If a withdrawal or disposal list is required, the regional library will check the list for any publications that may be missing from the regional depository collection and ensure that at least one copy of all depository publications, in paper, microfiche, or tangible electronic format, (except those authorized to be discarded by the Superintendent of Documents) is retained by a depository within the State or region.
In an effort to ensure broad-based access, regional depository libraries offer depository publications to other depository libraries in the state or region.
Depository material that meets the supersession criteria may be disposed of at any time without requesting permission to do so from a regional library. Note that if superseded publications continue to be useful to the library’s users, you may retain them for your library's collection.
Your library may withdraw publications prior to the five-year retention period if they meet the following criteria.
- After the expiration of the advertised event, libraries may discard the dated publication. Publications of a current awareness nature and likely to have a limited lifespan should be checked by your library staff for an expiration or effective date.
- After a publication's effective expiration date has passed, your library may discard after expiration of the event. You may discard items that do not have a specific date on them 90 days after receipt.
- Many publications contain statements on the cover(s) or in the prefatory material indicating that the publication revises or supersedes one or more previous editions.
- Loose-leaf pages replaced by new pages are considered superseded and may be discarded.
- A final environmental impact statement (EIS) does not supersede the draft version.
- Upon receipt of a new issue, the previous issues of this type of publication may be superseded.
- This does not apply to annual publications such as annual reports of departments and agencies, which cover the activities of the organization for a specific period of time.
Can tangible publications be superseded by an online version?
- If the publication meets the supersession criteria, it can be superseded.
- If there are discrepancies between the two versions, the tangible may not be superseded by the online version.
Do Floppy Disks, CD-ROMs and DVDs supersede?
- If the tangible electronic product meets the supersession criteria, it can be superseded. Depositories must make sure that all the information contained on the floppy disk, CD-ROM, or DVD has been superseded.
- Floppy disks included in the Committee on Institutional Cooperation (CIC) Floppy Disk Project are considered superseded by the partnership copies and may be discarded without further permission.
Superseded List and Guidelines
The Superseded List and Guidelines provides assistance in determining whether or not a depository resource is superseded. You may continue to use the 2002 Superseded List as a reference source for additional examples of the type of publications that are superseded if you wish to do so. The .pdf format of the 2002 Superseded List has explanatory content and notation included in the front. If you are using the .xls version of the list, refer to this explanatory content in order to apply the supersession rules appropriately in your library.

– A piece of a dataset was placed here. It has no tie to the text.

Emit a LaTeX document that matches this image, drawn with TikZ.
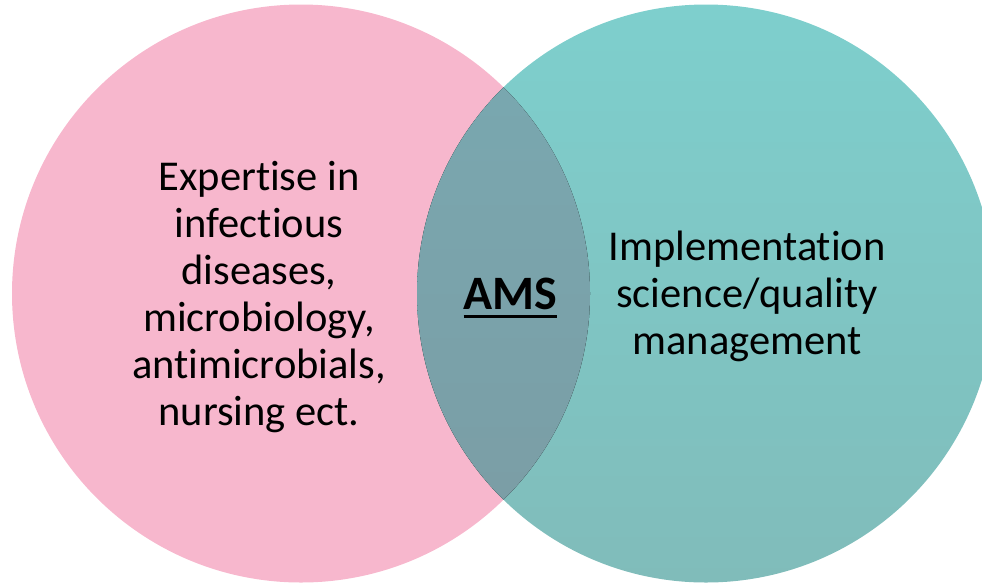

Information for Regional Libraries
- If your library is a regional depository, you must permanently retain at least one tangible copy of every publication received through depository distribution, except for those publications that meet the supersession criteria defined in these guidelines.
- Some regional depositories have agreed that some superseded materials should be retained for long-term public access. This is a consensus agreement between the regionals, not a legal requirement of 44 U.S.C. §1912. If the regional depository library is collecting superseded publications, this information should be noted for the selectives in the state plan or discard procedures.

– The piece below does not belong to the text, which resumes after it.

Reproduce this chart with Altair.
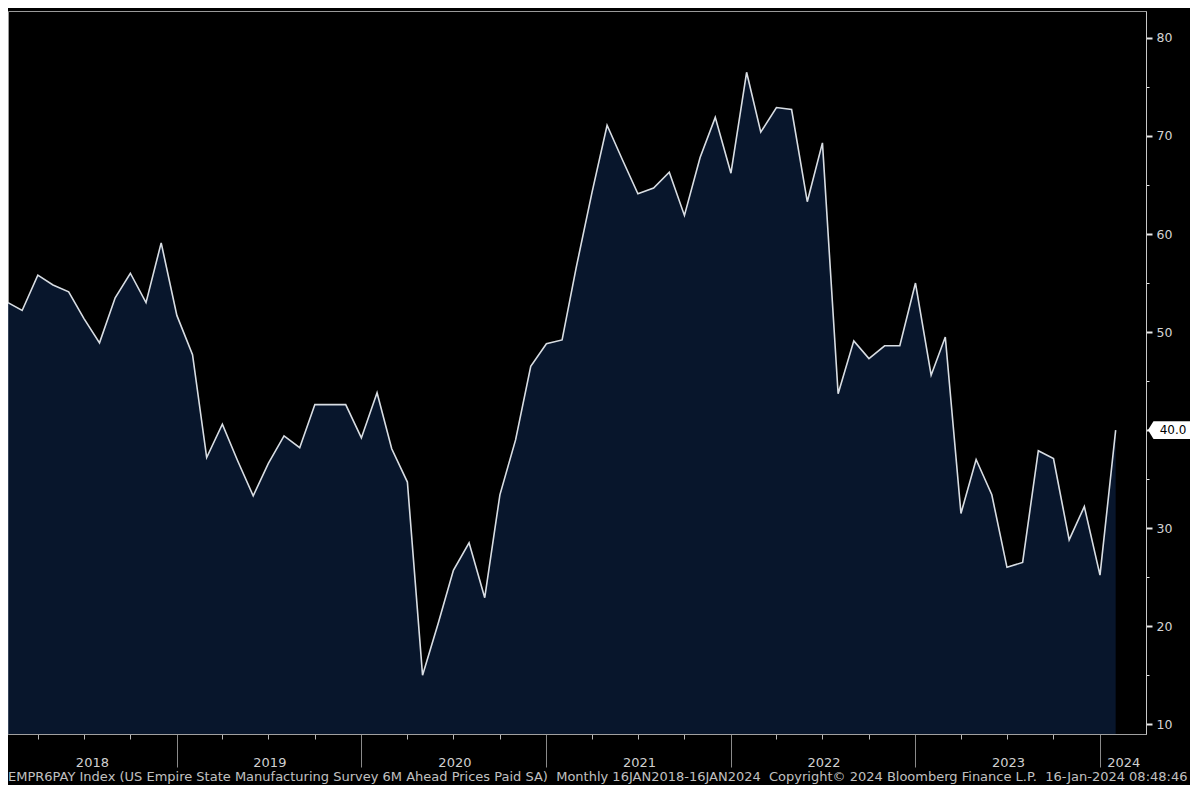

Official Substitution of Depository Materials
- Tangible depository holdings replaced by tangible products must be offered to the regional depository library. Regional depositories engaging in tangible substitution should keep the interests of the state or region they serve in mind.

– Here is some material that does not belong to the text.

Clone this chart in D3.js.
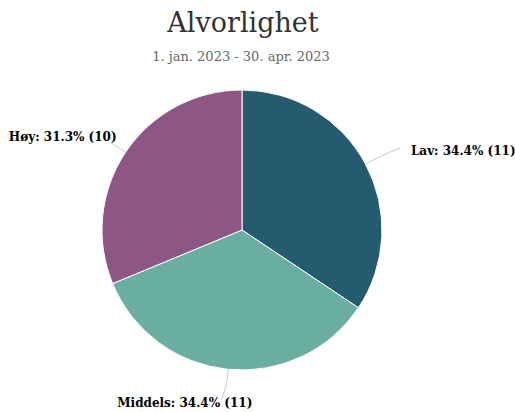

- Substituted material must have proper reading equipment available, be properly referenced, and easily accessible to all users.
- Any material retained in lieu of the depository copy will then be treated as depository materials for the period of time that the library would have retained the original publications and they will be subject to the same requirements that govern the care, treatment, and public access requirements during that time period.
- Selective depository libraries are permitted to replace tangible versions of depository material with online equivalents provided the publication has been held for at least one year, the regional depository has approved the disposal of the tangibles, and the online version is:
- Free of charge to the user.
- No library is required to substitute online versions for tangible materials.
Working With Your Regional
Selectives must work with and seek approval from their regional to substitute depository resources. Regional depository coordinators may handle substitutions differently. Options include, but are not limited to the following:
- Substitution guidelines may be incorporated into the State Plan.
- A Memorandum of Understanding between the Regional and another depository is a mechanism to ensure that a tangible copy is available in perpetuity.
- A regional's disposal guidelines should include cooperation among depositories to ensure that one or more libraries in a state or region retain a tangible version.
If you are uncertain about supersession of a particular publication, please contact your regional depository library for guidance.
Determining If A Publication Meets The Substitution Criteria
- Its content is published by the Federal Government, at Government expense, or as required by law.
- GPO only catalogs official Government publications, so a quick check of the Catalog of U.S. Government Publications (CGP) will help you determine “officialness”.
- If it is not in the CGP, look at the information that would be included in the statement of responsibility of its cataloging record to determine the publication’s origin.
- There is no definitive way to determine if an online version is complete without comparing it to the tangible publication.
- Depository coordinators should use their professional judgment in determining titles that can be substituted.
- Retention of substituted materials must follow discard procedures for the given depository.
- If permission to substitute is not granted, the selective must keep the tangible material but may apply at a later date for approval to dispose of the tangible products.
- If permission to substitute is granted, the tangible materials must be offered to the regional and other selectives through disposal or withdrawal lists following the practice for materials older than 5 years.
Discards by Libraries without a Regional
Selective depository libraries not served by a designated regional depository library must permanently retain one copy of all Federal government publications selected and received.
Exceptions are made for superseded publications and those issued later in another format (bound, microfiche, or electronic media).
Discards by Federal Libraries
Federal libraries wishing to dispose of depository materials should contact the Exchange and Gift Division of the Library of Congress for directions on discarding.
Specific instructions must be obtained from the following address:Receiving and Routing Section
Exchange and Gift Division
Library of Congress
Washington, DC 20540-4280
P: (202) 707-9514
F: (202) 707-2086
Discards by Highest State Appellate Court Libraries
Highest State Appellate Court libraries do not need to retain publications for five years before discarding nor do they have to discard depository materials through the regional depository library. However, all depository materials remain the property of the United States Government.